Aim of the task => Copy the listing verbatim, excluding any images found in it.

Source material =>
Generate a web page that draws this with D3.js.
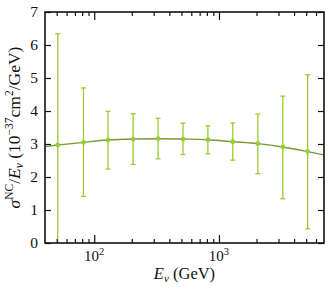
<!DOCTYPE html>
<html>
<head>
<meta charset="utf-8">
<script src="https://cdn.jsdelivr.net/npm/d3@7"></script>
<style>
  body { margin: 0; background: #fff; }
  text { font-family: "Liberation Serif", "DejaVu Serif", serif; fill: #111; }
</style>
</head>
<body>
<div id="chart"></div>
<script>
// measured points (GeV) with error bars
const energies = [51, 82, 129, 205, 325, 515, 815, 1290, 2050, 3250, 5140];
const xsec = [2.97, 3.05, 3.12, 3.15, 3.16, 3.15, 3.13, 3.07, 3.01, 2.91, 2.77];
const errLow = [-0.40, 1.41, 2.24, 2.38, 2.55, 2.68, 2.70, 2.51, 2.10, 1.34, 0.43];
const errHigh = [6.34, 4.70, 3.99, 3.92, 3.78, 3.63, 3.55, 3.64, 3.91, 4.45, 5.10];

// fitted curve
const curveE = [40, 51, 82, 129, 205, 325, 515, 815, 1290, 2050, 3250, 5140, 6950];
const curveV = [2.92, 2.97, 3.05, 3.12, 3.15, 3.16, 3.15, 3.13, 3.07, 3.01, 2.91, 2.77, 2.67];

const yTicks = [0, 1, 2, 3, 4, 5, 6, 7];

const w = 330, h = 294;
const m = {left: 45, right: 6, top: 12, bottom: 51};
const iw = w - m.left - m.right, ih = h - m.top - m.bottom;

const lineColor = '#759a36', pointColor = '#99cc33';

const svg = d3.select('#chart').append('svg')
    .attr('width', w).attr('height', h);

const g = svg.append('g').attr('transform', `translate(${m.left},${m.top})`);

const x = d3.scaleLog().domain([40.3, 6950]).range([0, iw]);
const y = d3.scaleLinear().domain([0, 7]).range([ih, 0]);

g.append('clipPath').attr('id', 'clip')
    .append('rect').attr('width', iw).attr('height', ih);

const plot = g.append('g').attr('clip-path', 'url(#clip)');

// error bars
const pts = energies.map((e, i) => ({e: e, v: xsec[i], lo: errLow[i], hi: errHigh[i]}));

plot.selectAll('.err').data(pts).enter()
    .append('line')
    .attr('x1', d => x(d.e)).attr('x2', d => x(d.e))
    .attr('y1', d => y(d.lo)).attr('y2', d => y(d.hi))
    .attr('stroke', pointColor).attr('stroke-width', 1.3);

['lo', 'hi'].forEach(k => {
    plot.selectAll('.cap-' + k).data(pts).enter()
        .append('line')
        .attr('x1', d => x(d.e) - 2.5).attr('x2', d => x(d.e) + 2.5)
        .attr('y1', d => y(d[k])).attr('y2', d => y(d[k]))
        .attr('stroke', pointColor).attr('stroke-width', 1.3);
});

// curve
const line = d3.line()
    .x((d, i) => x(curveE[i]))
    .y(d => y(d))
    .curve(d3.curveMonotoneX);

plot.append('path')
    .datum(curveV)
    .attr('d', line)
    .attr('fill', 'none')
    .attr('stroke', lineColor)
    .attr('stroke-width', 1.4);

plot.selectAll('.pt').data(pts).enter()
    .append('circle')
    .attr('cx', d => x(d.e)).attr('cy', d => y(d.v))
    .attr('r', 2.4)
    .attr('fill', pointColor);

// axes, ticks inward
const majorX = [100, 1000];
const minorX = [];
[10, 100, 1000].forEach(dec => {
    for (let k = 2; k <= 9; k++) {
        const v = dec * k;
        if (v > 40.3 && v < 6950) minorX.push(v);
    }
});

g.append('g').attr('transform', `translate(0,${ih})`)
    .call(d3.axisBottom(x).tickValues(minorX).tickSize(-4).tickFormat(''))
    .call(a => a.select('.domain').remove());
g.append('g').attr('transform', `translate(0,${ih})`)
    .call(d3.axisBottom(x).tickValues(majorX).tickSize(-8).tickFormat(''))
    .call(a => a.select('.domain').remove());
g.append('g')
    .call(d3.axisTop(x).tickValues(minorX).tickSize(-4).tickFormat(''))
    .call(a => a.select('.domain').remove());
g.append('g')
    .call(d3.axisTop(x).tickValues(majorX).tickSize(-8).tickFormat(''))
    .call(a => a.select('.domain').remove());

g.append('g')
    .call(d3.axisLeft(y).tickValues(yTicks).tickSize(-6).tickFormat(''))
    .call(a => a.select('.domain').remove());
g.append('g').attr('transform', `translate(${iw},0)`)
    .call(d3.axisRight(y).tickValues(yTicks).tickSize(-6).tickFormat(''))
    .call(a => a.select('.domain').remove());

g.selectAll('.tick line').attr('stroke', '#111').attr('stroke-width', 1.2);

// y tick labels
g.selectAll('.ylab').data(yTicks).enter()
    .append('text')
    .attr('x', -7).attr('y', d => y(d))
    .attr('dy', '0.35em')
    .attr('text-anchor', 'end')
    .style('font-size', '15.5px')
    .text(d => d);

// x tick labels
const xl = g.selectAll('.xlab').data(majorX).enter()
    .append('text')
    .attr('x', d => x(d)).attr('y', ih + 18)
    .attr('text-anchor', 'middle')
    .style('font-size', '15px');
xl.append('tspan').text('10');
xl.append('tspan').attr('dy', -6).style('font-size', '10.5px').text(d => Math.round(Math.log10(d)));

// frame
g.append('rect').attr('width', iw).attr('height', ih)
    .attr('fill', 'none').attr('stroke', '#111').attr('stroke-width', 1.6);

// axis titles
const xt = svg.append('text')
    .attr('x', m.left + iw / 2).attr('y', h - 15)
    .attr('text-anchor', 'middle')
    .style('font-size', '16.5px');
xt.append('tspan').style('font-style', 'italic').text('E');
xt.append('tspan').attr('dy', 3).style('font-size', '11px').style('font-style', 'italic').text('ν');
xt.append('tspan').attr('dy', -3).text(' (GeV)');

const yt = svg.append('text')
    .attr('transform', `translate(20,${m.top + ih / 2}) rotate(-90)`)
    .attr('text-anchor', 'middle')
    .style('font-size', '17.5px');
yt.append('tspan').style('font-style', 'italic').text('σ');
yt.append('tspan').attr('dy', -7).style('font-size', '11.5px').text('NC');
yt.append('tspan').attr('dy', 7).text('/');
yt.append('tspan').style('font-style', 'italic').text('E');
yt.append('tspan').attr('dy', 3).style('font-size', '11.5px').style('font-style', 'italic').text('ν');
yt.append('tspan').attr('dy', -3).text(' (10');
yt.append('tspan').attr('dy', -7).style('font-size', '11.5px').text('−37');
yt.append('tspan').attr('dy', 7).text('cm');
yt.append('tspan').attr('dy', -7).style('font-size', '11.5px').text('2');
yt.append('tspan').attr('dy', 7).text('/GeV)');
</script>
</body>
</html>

Right answer =>
Generate a web page that draws this with D3.js.
<!DOCTYPE html>
<html>
<head>
<meta charset="utf-8">
<script src="https://cdn.jsdelivr.net/npm/d3@7"></script>
<style>
  body { margin: 0; background: #fff; }
  text { font-family: "Liberation Serif", "DejaVu Serif", serif; fill: #111; }
</style>
</head>
<body>
<div id="chart"></div>
<script>
// measured points (GeV) with error bars
const energies = [51, 82, 129, 205, 325, 515, 815, 1290, 2050, 3250, 5140];
const xsec = [2.97, 3.05, 3.12, 3.15, 3.16, 3.15, 3.13, 3.07, 3.01, 2.91, 2.77];
const errLow = [-0.40, 1.41, 2.24, 2.38, 2.55, 2.68, 2.70, 2.51, 2.10, 1.34, 0.43];
const errHigh = [6.34, 4.70, 3.99, 3.92, 3.78, 3.63, 3.55, 3.64, 3.91, 4.45, 5.10];

// fitted curve
const curveE = [40, 51, 82, 129, 205, 325, 515, 815, 1290, 2050, 3250, 5140, 6950];
const curveV = [2.92, 2.97, 3.05, 3.12, 3.15, 3.16, 3.15, 3.13, 3.07, 3.01, 2.91, 2.77, 2.67];

const yTicks = [0, 1, 2, 3, 4, 5, 6, 7];

const w = 330, h = 294;
const m = {left: 45, right: 6, top: 12, bottom: 51};
const iw = w - m.left - m.right, ih = h - m.top - m.bottom;

const lineColor = '#759a36', pointColor = '#99cc33';

const svg = d3.select('#chart').append('svg')
    .attr('width', w).attr('height', h);

const g = svg.append('g').attr('transform', `translate(${m.left},${m.top})`);

const x = d3.scaleLog().domain([40.3, 6950]).range([0, iw]);
const y = d3.scaleLinear().domain([0, 7]).range([ih, 0]);

g.append('clipPath').attr('id', 'clip')
    .append('rect').attr('width', iw).attr('height', ih);

const plot = g.append('g').attr('clip-path', 'url(#clip)');

// error bars
const pts = energies.map((e, i) => ({e: e, v: xsec[i], lo: errLow[i], hi: errHigh[i]}));

plot.selectAll('.err').data(pts).enter()
    .append('line')
    .attr('x1', d => x(d.e)).attr('x2', d => x(d.e))
    .attr('y1', d => y(d.lo)).attr('y2', d => y(d.hi))
    .attr('stroke', pointColor).attr('stroke-width', 1.3);

['lo', 'hi'].forEach(k => {
    plot.selectAll('.cap-' + k).data(pts).enter()
        .append('line')
        .attr('x1', d => x(d.e) - 2.5).attr('x2', d => x(d.e) + 2.5)
        .attr('y1', d => y(d[k])).attr('y2', d => y(d[k]))
        .attr('stroke', pointColor).attr('stroke-width', 1.3);
});

// curve
const line = d3.line()
    .x((d, i) => x(curveE[i]))
    .y(d => y(d))
    .curve(d3.curveMonotoneX);

plot.append('path')
    .datum(curveV)
    .attr('d', line)
    .attr('fill', 'none')
    .attr('stroke', lineColor)
    .attr('stroke-width', 1.4);

plot.selectAll('.pt').data(pts).enter()
    .append('circle')
    .attr('cx', d => x(d.e)).attr('cy', d => y(d.v))
    .attr('r', 2.4)
    .attr('fill', pointColor);

// axes, ticks inward
const majorX = [100, 1000];
const minorX = [];
[10, 100, 1000].forEach(dec => {
    for (let k = 2; k <= 9; k++) {
        const v = dec * k;
        if (v > 40.3 && v < 6950) minorX.push(v);
    }
});

g.append('g').attr('transform', `translate(0,${ih})`)
    .call(d3.axisBottom(x).tickValues(minorX).tickSize(-4).tickFormat(''))
    .call(a => a.select('.domain').remove());
g.append('g').attr('transform', `translate(0,${ih})`)
    .call(d3.axisBottom(x).tickValues(majorX).tickSize(-8).tickFormat(''))
    .call(a => a.select('.domain').remove());
g.append('g')
    .call(d3.axisTop(x).tickValues(minorX).tickSize(-4).tickFormat(''))
    .call(a => a.select('.domain').remove());
g.append('g')
    .call(d3.axisTop(x).tickValues(majorX).tickSize(-8).tickFormat(''))
    .call(a => a.select('.domain').remove());

g.append('g')
    .call(d3.axisLeft(y).tickValues(yTicks).tickSize(-6).tickFormat(''))
    .call(a => a.select('.domain').remove());
g.append('g').attr('transform', `translate(${iw},0)`)
    .call(d3.axisRight(y).tickValues(yTicks).tickSize(-6).tickFormat(''))
    .call(a => a.select('.domain').remove());

g.selectAll('.tick line').attr('stroke', '#111').attr('stroke-width', 1.2);

// y tick labels
g.selectAll('.ylab').data(yTicks).enter()
    .append('text')
    .attr('x', -7).attr('y', d => y(d))
    .attr('dy', '0.35em')
    .attr('text-anchor', 'end')
    .style('font-size', '15.5px')
    .text(d => d);

// x tick labels
const xl = g.selectAll('.xlab').data(majorX).enter()
    .append('text')
    .attr('x', d => x(d)).attr('y', ih + 18)
    .attr('text-anchor', 'middle')
    .style('font-size', '15px');
xl.append('tspan').text('10');
xl.append('tspan').attr('dy', -6).style('font-size', '10.5px').text(d => Math.round(Math.log10(d)));

// frame
g.append('rect').attr('width', iw).attr('height', ih)
    .attr('fill', 'none').attr('stroke', '#111').attr('stroke-width', 1.6);

// axis titles
const xt = svg.append('text')
    .attr('x', m.left + iw / 2).attr('y', h - 15)
    .attr('text-anchor', 'middle')
    .style('font-size', '16.5px');
xt.append('tspan').style('font-style', 'italic').text('E');
xt.append('tspan').attr('dy', 3).style('font-size', '11px').style('font-style', 'italic').text('ν');
xt.append('tspan').attr('dy', -3).text(' (GeV)');

const yt = svg.append('text')
    .attr('transform', `translate(20,${m.top + ih / 2}) rotate(-90)`)
    .attr('text-anchor', 'middle')
    .style('font-size', '17.5px');
yt.append('tspan').style('font-style', 'italic').text('σ');
yt.append('tspan').attr('dy', -7).style('font-size', '11.5px').text('NC');
yt.append('tspan').attr('dy', 7).text('/');
yt.append('tspan').style('font-style', 'italic').text('E');
yt.append('tspan').attr('dy', 3).style('font-size', '11.5px').style('font-style', 'italic').text('ν');
yt.append('tspan').attr('dy', -3).text(' (10');
yt.append('tspan').attr('dy', -7).style('font-size', '11.5px').text('−37');
yt.append('tspan').attr('dy', 7).text('cm');
yt.append('tspan').attr('dy', -7).style('font-size', '11.5px').text('2');
yt.append('tspan').attr('dy', 7).text('/GeV)');
</script>
</body>
</html>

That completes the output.